▸ **SUPPLIED MATERIAL**:
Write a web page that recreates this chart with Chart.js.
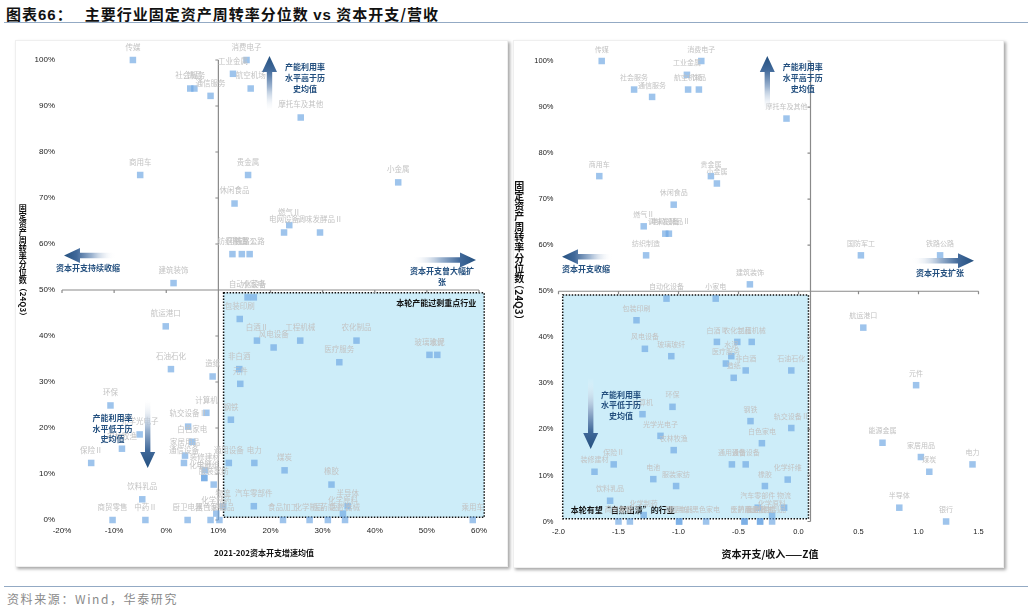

--

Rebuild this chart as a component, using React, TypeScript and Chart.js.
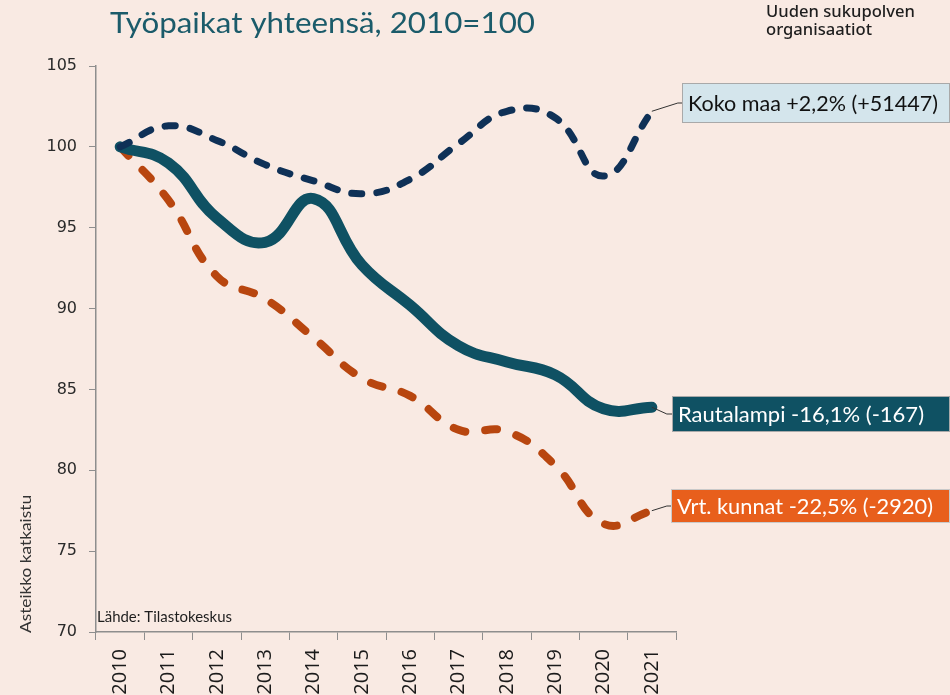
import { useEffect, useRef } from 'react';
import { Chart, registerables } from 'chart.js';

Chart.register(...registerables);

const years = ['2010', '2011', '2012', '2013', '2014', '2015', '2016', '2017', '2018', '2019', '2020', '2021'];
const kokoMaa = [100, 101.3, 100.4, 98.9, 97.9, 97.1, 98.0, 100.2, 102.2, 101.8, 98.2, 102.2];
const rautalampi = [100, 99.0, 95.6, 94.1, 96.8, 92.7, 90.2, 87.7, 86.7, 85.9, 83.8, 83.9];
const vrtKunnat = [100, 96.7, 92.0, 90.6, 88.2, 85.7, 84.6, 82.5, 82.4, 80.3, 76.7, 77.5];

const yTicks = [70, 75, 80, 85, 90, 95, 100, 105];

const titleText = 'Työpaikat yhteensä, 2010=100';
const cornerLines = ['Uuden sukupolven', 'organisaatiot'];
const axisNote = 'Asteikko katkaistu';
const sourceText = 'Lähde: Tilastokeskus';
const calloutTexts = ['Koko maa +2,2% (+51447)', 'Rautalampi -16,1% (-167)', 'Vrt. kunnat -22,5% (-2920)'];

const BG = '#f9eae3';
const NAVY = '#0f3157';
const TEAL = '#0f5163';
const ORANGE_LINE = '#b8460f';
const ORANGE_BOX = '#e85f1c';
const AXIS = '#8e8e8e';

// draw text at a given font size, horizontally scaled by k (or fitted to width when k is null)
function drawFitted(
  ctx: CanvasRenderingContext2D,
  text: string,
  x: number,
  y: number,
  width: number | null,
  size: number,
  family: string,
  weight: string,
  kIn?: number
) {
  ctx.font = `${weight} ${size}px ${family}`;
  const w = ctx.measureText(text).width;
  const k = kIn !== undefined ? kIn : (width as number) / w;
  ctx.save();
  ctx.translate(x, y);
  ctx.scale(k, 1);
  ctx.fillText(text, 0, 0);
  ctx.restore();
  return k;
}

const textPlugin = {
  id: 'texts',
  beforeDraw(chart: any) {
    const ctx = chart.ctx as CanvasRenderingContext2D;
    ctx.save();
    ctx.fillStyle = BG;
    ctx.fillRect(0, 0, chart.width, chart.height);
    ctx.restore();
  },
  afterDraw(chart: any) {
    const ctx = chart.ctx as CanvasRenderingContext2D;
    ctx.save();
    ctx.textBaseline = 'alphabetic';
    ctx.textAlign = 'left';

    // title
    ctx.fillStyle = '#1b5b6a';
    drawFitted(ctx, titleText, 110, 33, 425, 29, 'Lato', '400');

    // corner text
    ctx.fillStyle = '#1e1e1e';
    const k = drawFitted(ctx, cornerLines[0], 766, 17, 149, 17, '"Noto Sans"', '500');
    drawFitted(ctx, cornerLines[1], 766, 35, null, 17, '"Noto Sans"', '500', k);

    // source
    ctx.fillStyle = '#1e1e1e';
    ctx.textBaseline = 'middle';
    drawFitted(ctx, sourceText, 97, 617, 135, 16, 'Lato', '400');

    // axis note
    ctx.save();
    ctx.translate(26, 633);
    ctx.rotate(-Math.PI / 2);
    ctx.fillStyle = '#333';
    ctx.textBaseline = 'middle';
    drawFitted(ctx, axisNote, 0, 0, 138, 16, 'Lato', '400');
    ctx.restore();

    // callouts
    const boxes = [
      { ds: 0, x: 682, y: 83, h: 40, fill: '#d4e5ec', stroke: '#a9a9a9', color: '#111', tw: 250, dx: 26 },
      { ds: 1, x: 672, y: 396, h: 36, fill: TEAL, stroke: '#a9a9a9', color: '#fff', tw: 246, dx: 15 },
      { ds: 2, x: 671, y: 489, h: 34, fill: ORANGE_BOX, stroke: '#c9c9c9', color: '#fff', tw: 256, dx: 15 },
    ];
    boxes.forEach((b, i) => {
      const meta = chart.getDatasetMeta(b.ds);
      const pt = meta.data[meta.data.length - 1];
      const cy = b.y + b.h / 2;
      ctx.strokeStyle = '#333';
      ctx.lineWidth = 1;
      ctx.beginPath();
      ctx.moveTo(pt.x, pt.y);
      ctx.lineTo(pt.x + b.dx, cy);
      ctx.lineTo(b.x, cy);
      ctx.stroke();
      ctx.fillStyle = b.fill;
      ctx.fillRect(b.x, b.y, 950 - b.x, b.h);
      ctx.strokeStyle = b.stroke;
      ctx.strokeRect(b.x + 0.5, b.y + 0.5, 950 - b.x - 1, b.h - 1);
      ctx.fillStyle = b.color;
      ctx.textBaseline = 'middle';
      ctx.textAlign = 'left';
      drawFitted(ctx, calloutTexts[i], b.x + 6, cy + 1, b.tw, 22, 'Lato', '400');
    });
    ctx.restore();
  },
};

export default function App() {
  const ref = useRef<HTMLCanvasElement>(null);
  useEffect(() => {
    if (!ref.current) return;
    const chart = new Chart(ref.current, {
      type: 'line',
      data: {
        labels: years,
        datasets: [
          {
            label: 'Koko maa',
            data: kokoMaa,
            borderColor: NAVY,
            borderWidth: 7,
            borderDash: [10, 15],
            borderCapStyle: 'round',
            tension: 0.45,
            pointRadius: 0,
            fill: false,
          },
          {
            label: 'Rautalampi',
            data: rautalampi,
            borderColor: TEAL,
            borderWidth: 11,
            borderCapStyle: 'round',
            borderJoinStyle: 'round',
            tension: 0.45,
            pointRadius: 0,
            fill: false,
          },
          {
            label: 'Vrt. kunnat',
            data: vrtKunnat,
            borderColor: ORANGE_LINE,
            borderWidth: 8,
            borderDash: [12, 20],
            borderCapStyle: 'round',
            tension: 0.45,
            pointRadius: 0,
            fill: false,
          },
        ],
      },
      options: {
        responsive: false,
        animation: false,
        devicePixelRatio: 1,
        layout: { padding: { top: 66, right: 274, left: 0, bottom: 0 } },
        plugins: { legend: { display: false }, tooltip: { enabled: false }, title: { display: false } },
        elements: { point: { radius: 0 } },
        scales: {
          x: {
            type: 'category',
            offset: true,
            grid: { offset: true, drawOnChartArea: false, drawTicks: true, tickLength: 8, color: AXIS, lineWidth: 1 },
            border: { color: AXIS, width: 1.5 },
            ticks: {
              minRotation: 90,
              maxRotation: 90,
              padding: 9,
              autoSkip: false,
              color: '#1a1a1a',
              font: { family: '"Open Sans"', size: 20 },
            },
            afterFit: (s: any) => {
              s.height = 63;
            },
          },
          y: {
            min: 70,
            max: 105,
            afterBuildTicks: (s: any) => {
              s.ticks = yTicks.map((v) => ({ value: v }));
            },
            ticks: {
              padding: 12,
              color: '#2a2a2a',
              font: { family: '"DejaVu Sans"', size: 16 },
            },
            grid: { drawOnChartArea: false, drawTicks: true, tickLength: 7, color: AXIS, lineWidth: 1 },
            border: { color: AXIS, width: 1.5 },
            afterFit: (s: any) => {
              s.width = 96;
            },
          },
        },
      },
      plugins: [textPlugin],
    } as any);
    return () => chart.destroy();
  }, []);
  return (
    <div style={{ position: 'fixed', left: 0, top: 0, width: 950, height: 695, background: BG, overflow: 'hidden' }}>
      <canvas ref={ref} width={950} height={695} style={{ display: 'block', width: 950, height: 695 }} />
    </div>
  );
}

▸ **GIVEN PROBLEM**:
Using the entries above, write out exactly the lines from the one with "Rebuild this chart" through the one with "drawFitted(ctx, titleText, 110, 33, 425, 29, 'Lato', '400');", ends included. Leave out any pictures.

▸ **SOLUTION**:
Rebuild this chart as a component, using React, TypeScript and Chart.js.
import { useEffect, useRef } from 'react';
import { Chart, registerables } from 'chart.js';

Chart.register(...registerables);

const years = ['2010', '2011', '2012', '2013', '2014', '2015', '2016', '2017', '2018', '2019', '2020', '2021'];
const kokoMaa = [100, 101.3, 100.4, 98.9, 97.9, 97.1, 98.0, 100.2, 102.2, 101.8, 98.2, 102.2];
const rautalampi = [100, 99.0, 95.6, 94.1, 96.8, 92.7, 90.2, 87.7, 86.7, 85.9, 83.8, 83.9];
const vrtKunnat = [100, 96.7, 92.0, 90.6, 88.2, 85.7, 84.6, 82.5, 82.4, 80.3, 76.7, 77.5];

const yTicks = [70, 75, 80, 85, 90, 95, 100, 105];

const titleText = 'Työpaikat yhteensä, 2010=100';
const cornerLines = ['Uuden sukupolven', 'organisaatiot'];
const axisNote = 'Asteikko katkaistu';
const sourceText = 'Lähde: Tilastokeskus';
const calloutTexts = ['Koko maa +2,2% (+51447)', 'Rautalampi -16,1% (-167)', 'Vrt. kunnat -22,5% (-2920)'];

const BG = '#f9eae3';
const NAVY = '#0f3157';
const TEAL = '#0f5163';
const ORANGE_LINE = '#b8460f';
const ORANGE_BOX = '#e85f1c';
const AXIS = '#8e8e8e';

// draw text at a given font size, horizontally scaled by k (or fitted to width when k is null)
function drawFitted(
  ctx: CanvasRenderingContext2D,
  text: string,
  x: number,
  y: number,
  width: number | null,
  size: number,
  family: string,
  weight: string,
  kIn?: number
) {
  ctx.font = `${weight} ${size}px ${family}`;
  const w = ctx.measureText(text).width;
  const k = kIn !== undefined ? kIn : (width as number) / w;
  ctx.save();
  ctx.translate(x, y);
  ctx.scale(k, 1);
  ctx.fillText(text, 0, 0);
  ctx.restore();
  return k;
}

const textPlugin = {
  id: 'texts',
  beforeDraw(chart: any) {
    const ctx = chart.ctx as CanvasRenderingContext2D;
    ctx.save();
    ctx.fillStyle = BG;
    ctx.fillRect(0, 0, chart.width, chart.height);
    ctx.restore();
  },
  afterDraw(chart: any) {
    const ctx = chart.ctx as CanvasRenderingContext2D;
    ctx.save();
    ctx.textBaseline = 'alphabetic';
    ctx.textAlign = 'left';

    // title
    ctx.fillStyle = '#1b5b6a';
    drawFitted(ctx, titleText, 110, 33, 425, 29, 'Lato', '400');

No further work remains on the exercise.